I * attended an amazing play at UT titled Fight by Kimber Lee. It's the story of a young woman who is training to be a boxer in Newark, NJ amidst her mother's abandonment and her disabled father's psychological absence.
This quote was in the playbill:
"At a certain point, if he's going to get to the top of the boxing profession, a fighter has to learn the difference between the truth and a lie. The lie is thinking that submission is an acceptable option. The truth is that if you give up, afterward you'll realize that any of those punches that you thought you couldn't deal with, or those rough moments you didn't think you could make it through, were just moments.
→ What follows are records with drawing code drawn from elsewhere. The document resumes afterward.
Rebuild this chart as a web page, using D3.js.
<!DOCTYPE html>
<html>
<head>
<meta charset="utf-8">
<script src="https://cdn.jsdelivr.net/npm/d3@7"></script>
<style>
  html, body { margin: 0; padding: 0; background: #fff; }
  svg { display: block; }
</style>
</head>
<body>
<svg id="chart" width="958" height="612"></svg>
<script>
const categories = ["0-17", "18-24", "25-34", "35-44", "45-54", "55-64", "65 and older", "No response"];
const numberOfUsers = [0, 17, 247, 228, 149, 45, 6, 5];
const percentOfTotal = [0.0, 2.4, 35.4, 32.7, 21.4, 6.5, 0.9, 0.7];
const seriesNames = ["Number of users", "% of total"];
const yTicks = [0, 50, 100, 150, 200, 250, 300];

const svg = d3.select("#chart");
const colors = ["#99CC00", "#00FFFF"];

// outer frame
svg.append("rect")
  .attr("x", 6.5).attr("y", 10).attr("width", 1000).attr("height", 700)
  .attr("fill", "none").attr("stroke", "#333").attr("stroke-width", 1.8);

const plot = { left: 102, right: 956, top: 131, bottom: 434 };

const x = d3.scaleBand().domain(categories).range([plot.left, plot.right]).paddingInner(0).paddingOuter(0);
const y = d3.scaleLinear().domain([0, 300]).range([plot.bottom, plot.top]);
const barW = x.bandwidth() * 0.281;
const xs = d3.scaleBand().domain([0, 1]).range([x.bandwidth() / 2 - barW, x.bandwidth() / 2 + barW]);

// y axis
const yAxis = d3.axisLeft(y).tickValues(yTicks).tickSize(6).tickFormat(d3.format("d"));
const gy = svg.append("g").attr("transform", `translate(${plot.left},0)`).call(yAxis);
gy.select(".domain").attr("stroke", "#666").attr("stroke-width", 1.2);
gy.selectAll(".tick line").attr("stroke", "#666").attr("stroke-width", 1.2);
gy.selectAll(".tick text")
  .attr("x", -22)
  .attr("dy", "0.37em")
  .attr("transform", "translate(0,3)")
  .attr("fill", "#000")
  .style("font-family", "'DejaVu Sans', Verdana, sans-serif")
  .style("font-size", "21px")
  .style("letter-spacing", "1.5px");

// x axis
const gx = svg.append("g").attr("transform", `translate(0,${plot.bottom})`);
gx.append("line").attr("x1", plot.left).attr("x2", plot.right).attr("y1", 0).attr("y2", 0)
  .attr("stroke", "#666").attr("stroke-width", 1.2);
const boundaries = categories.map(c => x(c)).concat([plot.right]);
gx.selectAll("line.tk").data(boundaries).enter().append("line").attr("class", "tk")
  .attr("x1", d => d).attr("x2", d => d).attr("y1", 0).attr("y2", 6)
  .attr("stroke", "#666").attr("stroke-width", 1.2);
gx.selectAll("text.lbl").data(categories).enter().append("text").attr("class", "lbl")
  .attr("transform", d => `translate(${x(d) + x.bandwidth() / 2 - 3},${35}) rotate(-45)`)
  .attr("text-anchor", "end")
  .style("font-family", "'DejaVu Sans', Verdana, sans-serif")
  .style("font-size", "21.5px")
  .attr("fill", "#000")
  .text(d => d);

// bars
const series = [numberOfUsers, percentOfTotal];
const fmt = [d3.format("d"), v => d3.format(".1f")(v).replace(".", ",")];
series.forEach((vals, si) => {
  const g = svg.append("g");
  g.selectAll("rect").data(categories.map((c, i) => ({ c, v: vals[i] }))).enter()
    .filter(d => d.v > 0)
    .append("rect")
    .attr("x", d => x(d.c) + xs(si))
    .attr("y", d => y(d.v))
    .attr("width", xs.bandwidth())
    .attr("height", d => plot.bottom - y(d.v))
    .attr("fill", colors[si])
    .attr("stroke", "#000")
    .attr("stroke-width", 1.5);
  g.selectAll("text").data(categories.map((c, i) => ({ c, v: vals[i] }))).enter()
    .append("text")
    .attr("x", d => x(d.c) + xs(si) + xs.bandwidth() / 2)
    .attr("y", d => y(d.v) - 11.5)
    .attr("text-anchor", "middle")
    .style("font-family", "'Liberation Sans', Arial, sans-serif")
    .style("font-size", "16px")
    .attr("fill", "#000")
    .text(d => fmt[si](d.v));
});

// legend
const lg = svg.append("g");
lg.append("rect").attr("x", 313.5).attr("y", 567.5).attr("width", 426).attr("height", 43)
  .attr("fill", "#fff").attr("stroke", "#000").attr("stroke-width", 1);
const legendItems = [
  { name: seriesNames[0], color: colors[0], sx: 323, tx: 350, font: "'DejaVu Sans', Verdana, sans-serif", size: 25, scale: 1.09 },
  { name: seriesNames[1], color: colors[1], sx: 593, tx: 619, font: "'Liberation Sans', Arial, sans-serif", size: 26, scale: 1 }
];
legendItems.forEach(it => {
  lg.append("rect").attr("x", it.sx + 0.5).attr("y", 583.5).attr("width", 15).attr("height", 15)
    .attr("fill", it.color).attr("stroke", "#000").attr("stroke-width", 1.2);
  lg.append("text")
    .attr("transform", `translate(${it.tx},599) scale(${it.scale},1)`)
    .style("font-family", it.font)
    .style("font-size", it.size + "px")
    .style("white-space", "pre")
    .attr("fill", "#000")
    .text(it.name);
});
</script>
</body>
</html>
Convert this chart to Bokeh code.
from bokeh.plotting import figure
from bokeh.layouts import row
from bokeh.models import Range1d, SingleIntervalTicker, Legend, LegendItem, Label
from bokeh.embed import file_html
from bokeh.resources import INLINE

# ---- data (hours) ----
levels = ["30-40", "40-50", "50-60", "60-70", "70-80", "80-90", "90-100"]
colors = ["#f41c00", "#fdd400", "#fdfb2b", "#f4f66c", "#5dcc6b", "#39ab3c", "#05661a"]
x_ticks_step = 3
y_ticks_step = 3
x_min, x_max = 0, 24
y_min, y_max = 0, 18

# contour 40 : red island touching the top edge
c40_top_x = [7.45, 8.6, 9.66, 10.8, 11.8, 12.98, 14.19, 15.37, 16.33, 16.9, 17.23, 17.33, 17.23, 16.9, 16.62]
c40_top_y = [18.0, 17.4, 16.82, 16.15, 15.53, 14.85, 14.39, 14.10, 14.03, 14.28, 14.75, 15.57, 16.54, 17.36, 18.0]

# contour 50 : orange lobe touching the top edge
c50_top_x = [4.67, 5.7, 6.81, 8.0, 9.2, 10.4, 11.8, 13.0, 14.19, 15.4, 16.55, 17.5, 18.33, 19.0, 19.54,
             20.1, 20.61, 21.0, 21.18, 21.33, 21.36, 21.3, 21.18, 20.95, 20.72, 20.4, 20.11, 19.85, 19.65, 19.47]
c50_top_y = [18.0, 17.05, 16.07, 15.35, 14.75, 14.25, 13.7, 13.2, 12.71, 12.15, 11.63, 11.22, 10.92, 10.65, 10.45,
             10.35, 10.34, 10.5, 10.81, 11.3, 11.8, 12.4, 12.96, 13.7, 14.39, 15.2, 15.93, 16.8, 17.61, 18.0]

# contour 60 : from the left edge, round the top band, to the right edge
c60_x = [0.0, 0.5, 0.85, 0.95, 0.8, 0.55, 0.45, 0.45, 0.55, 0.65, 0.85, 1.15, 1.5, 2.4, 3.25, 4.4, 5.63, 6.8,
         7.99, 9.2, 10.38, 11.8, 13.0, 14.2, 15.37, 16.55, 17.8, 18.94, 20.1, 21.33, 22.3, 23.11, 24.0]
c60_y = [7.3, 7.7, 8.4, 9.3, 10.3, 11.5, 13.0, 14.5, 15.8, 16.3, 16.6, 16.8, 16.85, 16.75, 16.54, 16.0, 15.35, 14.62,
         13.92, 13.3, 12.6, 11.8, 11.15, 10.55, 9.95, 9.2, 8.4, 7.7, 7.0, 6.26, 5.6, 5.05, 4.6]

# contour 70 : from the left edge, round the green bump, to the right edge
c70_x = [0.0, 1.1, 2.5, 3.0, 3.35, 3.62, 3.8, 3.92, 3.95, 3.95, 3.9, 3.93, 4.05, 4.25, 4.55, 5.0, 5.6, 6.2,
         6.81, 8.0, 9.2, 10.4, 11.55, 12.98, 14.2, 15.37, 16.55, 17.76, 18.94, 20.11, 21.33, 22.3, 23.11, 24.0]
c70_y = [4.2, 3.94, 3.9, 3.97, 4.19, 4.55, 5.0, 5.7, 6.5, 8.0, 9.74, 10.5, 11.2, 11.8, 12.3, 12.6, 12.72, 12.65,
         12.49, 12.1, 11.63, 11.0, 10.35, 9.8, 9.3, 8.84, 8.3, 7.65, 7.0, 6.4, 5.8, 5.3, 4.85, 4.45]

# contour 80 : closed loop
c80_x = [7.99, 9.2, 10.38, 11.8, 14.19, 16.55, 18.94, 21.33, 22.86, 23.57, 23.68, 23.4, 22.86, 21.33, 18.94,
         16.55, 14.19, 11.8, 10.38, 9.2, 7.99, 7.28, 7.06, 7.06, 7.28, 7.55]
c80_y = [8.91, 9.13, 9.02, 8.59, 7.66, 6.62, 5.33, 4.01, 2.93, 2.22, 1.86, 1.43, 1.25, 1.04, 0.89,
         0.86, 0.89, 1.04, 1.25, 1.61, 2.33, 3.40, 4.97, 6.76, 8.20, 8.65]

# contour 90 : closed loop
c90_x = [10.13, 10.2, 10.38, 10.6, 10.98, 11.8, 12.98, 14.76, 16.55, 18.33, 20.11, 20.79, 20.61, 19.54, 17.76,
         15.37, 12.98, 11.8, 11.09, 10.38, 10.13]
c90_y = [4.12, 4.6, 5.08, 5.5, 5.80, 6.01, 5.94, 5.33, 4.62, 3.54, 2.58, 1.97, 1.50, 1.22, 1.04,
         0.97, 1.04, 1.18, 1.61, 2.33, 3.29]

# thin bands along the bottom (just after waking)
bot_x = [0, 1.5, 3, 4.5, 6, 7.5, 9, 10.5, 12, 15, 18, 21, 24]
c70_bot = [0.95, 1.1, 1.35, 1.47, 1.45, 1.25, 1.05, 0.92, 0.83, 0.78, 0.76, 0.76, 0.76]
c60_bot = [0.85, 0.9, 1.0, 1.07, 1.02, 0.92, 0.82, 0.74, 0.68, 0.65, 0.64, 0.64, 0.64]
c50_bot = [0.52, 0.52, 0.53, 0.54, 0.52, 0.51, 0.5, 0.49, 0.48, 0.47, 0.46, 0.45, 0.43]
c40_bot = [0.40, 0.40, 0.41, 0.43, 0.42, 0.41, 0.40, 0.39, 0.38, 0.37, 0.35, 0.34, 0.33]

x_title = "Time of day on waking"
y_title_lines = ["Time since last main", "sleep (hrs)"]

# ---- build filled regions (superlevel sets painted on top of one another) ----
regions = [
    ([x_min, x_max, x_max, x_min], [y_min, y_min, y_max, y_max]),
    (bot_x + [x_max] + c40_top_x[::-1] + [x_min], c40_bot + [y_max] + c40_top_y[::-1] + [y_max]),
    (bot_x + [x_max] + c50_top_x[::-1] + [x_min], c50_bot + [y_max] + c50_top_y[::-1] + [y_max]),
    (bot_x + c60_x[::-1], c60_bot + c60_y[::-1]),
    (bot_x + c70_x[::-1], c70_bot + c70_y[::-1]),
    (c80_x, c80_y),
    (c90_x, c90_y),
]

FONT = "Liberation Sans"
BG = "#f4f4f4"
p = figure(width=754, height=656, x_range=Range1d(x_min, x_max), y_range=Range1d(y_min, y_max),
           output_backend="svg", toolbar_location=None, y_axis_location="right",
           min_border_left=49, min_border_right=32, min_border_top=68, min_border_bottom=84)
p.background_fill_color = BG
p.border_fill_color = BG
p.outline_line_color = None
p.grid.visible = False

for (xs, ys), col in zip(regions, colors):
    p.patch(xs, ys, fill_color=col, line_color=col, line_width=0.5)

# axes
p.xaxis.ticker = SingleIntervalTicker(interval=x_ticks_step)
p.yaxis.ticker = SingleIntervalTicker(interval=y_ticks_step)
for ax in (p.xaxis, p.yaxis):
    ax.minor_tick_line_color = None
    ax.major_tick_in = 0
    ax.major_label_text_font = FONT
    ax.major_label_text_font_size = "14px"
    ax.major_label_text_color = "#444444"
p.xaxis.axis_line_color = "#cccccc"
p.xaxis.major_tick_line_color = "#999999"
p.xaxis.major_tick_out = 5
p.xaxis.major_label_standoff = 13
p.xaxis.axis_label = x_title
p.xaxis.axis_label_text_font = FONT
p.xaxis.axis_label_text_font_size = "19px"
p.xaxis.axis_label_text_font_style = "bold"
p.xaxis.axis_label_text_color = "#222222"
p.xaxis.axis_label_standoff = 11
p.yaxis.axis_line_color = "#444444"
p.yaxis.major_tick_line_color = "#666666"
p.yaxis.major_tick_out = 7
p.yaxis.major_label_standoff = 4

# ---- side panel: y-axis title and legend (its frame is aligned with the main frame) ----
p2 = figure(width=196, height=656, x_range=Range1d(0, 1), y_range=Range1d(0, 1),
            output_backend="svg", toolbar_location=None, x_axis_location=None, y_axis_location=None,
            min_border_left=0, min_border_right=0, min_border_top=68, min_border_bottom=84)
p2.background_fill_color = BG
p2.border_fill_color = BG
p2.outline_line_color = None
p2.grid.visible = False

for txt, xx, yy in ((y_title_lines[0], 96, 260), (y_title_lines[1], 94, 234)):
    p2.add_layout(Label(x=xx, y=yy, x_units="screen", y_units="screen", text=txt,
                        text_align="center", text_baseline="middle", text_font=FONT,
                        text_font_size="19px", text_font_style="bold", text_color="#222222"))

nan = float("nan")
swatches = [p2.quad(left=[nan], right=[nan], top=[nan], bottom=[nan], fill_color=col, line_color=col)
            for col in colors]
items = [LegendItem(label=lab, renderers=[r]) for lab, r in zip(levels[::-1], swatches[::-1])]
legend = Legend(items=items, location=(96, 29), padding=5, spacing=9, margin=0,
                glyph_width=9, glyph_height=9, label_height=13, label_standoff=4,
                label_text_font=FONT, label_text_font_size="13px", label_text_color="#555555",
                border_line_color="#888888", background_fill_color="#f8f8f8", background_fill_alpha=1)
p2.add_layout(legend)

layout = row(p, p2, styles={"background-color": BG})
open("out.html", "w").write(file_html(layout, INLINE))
Enduring them is not nearly as tough as having to deal with the next day and the next month and the next year, knowing that you quit, that you failed, that you submitted. It's a trainer's job to make a fighter understand that difference, that the parts of a fight that are urgent last only seconds; seconds during which you have to stave off the convenient excuse--"I'm too tired" or "I hurt too much" or "I can't do this" or even simply "I'm not going to deal with this." Sometimes it just comes down to not floating -- just being there and understanding that if you give in, you'll hurt more tomorrow. Maybe there is no more important lesson to learn from boxing than that."
--Atlas, Teddy (well known boxing trainer). Playbill Fight. University of Texas Department of Theatre and Dance. 21 November 2010.